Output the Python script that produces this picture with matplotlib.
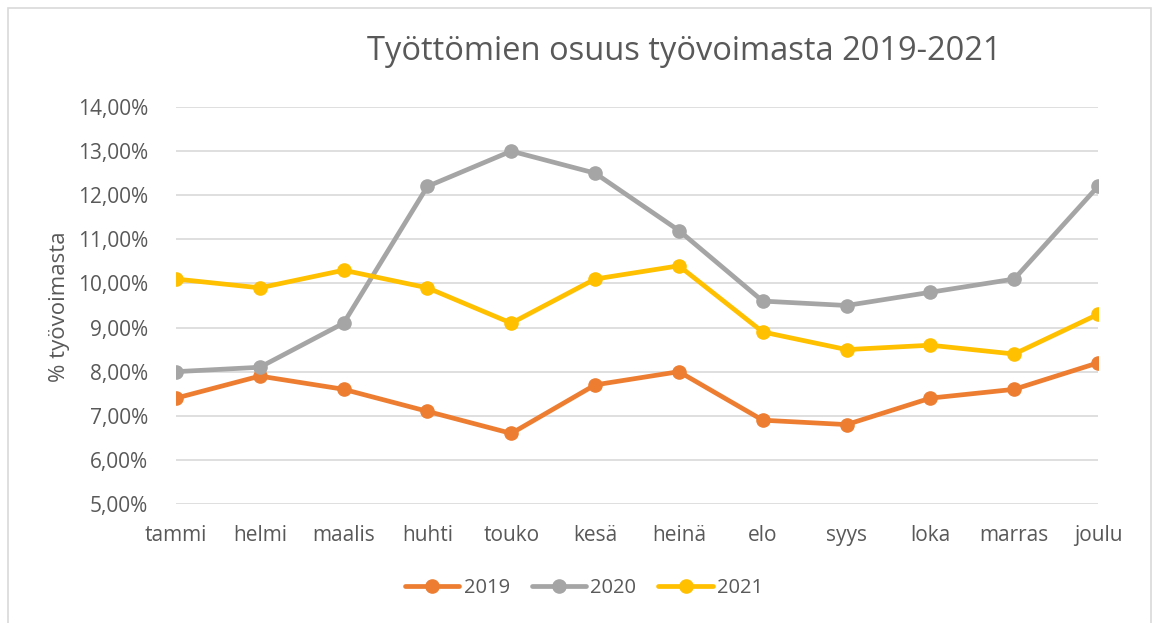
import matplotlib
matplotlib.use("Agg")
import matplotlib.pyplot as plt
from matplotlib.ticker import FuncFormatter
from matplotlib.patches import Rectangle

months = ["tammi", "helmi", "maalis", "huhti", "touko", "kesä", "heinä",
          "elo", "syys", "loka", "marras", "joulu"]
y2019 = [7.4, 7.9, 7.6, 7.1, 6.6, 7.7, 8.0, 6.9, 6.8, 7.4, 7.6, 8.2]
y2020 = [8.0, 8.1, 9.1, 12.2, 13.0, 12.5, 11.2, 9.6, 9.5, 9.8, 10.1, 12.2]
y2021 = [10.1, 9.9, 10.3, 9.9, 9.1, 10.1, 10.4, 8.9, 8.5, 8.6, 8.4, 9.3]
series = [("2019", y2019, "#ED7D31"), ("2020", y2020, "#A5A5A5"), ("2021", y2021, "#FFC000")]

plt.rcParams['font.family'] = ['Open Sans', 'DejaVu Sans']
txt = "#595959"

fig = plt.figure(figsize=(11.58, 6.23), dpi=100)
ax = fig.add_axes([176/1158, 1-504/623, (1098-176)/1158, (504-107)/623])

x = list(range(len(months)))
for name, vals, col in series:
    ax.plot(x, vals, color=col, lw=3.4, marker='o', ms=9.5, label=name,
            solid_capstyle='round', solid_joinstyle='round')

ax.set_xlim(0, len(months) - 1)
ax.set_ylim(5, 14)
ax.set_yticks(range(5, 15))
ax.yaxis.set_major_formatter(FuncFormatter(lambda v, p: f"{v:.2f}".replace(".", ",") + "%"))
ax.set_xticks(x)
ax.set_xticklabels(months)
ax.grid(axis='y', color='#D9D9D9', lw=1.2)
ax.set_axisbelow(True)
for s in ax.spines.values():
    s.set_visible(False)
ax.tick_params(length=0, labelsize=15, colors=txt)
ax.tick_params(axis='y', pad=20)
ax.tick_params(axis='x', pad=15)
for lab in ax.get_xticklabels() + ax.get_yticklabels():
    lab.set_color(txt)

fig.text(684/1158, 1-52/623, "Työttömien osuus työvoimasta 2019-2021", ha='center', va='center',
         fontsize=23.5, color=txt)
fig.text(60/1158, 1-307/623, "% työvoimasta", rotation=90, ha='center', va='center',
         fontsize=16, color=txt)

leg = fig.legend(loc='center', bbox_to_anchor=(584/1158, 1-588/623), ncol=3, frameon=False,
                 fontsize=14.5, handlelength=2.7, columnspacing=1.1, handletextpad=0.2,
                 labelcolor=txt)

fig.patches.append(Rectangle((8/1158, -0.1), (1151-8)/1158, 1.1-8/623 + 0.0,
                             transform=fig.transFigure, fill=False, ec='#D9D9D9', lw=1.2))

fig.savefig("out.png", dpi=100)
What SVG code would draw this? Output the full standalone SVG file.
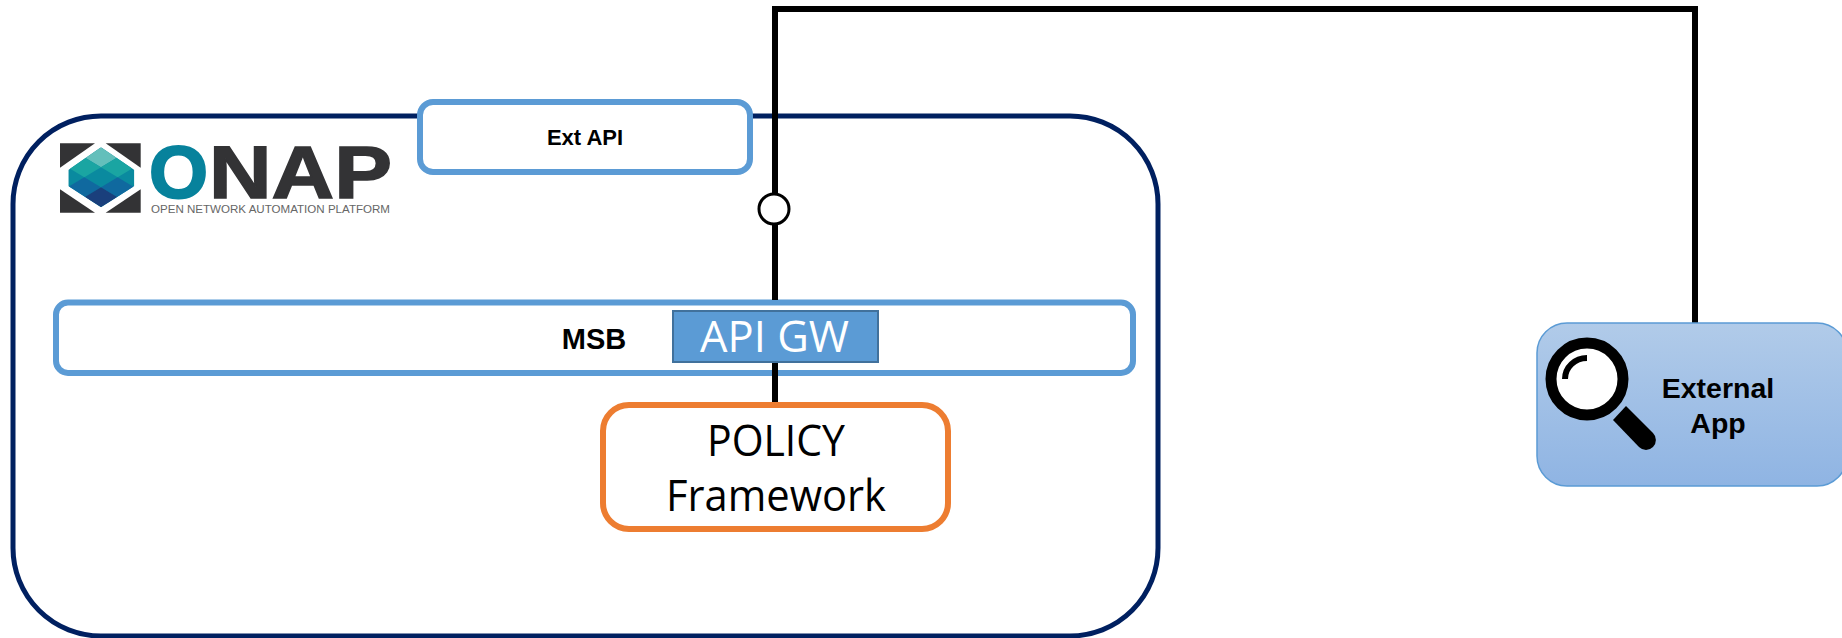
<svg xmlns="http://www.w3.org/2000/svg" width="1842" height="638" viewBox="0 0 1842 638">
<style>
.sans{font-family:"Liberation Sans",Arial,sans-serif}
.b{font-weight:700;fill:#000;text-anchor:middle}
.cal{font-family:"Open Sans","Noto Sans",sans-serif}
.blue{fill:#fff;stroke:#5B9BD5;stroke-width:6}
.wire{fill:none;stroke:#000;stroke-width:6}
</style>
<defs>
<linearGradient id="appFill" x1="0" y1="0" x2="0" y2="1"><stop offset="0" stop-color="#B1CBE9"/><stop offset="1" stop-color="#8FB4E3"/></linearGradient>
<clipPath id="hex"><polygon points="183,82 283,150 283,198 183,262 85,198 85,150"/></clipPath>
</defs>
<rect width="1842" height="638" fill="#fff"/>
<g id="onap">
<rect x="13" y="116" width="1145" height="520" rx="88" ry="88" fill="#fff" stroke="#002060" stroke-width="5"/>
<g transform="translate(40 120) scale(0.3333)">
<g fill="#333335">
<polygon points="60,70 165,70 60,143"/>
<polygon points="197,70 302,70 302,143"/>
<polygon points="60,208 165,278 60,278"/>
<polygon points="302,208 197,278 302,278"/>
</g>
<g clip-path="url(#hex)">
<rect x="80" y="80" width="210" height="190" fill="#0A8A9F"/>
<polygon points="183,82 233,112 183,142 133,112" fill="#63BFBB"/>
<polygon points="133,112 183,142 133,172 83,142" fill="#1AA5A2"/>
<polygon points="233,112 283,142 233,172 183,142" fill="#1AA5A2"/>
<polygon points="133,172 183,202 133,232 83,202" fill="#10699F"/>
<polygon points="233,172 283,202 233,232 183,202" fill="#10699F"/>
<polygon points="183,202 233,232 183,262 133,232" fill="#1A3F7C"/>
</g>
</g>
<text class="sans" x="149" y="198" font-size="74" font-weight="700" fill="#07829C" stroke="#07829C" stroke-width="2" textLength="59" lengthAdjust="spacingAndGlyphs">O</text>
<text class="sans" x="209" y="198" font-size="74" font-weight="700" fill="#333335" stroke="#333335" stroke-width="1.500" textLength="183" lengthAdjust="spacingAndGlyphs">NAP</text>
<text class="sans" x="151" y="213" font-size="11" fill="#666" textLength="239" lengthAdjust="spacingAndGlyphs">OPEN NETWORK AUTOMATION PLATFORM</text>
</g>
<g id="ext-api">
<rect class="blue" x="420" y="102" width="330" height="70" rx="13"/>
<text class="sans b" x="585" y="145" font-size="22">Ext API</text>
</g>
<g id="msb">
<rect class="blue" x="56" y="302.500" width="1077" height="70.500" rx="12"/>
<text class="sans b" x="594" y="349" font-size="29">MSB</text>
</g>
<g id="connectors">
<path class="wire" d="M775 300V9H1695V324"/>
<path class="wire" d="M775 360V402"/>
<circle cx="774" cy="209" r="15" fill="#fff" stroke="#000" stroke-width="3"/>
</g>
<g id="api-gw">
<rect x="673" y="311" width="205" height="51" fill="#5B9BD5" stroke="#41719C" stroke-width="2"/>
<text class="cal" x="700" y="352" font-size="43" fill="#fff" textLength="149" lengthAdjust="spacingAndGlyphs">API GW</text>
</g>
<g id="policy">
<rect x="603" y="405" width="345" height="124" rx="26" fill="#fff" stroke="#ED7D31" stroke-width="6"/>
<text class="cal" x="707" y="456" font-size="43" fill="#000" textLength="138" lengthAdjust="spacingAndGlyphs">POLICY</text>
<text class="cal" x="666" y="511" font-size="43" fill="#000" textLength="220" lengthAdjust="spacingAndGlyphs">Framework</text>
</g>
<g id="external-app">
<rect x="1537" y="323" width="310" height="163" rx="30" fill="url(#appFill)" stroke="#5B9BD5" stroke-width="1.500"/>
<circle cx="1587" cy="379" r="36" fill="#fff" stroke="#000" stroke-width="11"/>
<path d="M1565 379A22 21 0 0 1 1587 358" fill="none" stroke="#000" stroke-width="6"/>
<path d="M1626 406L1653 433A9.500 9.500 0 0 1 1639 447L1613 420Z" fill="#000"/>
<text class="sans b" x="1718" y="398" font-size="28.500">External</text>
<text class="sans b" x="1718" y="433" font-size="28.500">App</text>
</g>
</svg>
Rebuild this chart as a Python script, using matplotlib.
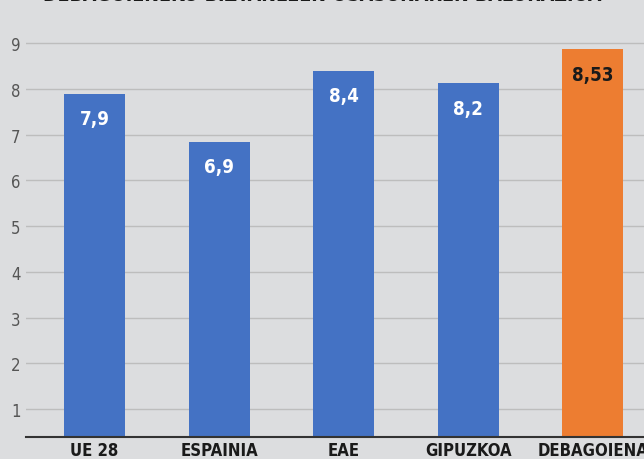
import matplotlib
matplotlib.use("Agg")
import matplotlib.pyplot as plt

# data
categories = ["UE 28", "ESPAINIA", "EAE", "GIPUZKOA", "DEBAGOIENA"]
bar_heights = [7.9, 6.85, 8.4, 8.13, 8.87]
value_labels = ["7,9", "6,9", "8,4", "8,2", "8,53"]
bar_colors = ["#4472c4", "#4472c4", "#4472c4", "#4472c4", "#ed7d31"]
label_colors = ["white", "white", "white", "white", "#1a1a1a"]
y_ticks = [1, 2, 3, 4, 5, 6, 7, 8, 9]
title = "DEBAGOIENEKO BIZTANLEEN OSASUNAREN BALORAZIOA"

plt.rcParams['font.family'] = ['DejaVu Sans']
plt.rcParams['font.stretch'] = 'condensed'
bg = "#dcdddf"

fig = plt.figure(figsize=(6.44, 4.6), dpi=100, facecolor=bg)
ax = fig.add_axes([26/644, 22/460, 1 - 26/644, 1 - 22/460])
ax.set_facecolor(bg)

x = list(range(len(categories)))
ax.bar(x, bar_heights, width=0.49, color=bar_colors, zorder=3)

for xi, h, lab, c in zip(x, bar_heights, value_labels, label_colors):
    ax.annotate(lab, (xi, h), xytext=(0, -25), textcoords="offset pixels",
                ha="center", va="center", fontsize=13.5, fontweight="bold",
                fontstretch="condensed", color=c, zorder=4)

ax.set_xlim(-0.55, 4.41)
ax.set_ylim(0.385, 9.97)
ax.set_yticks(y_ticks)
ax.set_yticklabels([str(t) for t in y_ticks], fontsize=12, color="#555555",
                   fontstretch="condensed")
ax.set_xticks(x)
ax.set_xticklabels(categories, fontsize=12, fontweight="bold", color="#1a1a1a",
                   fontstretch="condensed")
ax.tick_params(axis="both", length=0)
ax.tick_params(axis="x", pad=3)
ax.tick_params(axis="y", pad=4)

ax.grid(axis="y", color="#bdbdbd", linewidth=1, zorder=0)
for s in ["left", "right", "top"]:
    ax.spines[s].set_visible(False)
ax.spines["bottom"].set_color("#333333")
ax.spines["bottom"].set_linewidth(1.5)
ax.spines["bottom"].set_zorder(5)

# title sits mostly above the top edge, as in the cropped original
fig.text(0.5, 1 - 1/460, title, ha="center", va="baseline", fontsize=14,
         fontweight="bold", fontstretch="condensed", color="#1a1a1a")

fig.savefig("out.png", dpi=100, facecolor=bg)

■ ■ ■ ■

Nothing but the lines from the start of the records above through the line with "1-504/623, (1098-176)/1158, (504-107)/623])" should be retyped, each exactly as written; leave out all pictures.

SOLUTION —
Output the Python script that produces this picture with matplotlib.
import matplotlib
matplotlib.use("Agg")
import matplotlib.pyplot as plt
from matplotlib.ticker import FuncFormatter
from matplotlib.patches import Rectangle

months = ["tammi", "helmi", "maalis", "huhti", "touko", "kesä", "heinä",
          "elo", "syys", "loka", "marras", "joulu"]
y2019 = [7.4, 7.9, 7.6, 7.1, 6.6, 7.7, 8.0, 6.9, 6.8, 7.4, 7.6, 8.2]
y2020 = [8.0, 8.1, 9.1, 12.2, 13.0, 12.5, 11.2, 9.6, 9.5, 9.8, 10.1, 12.2]
y2021 = [10.1, 9.9, 10.3, 9.9, 9.1, 10.1, 10.4, 8.9, 8.5, 8.6, 8.4, 9.3]
series = [("2019", y2019, "#ED7D31"), ("2020", y2020, "#A5A5A5"), ("2021", y2021, "#FFC000")]

plt.rcParams['font.family'] = ['Open Sans', 'DejaVu Sans']
txt = "#595959"

fig = plt.figure(figsize=(11.58, 6.23), dpi=100)
ax = fig.add_axes([176/1158, 1-504/623, (1098-176)/1158, (504-107)/623])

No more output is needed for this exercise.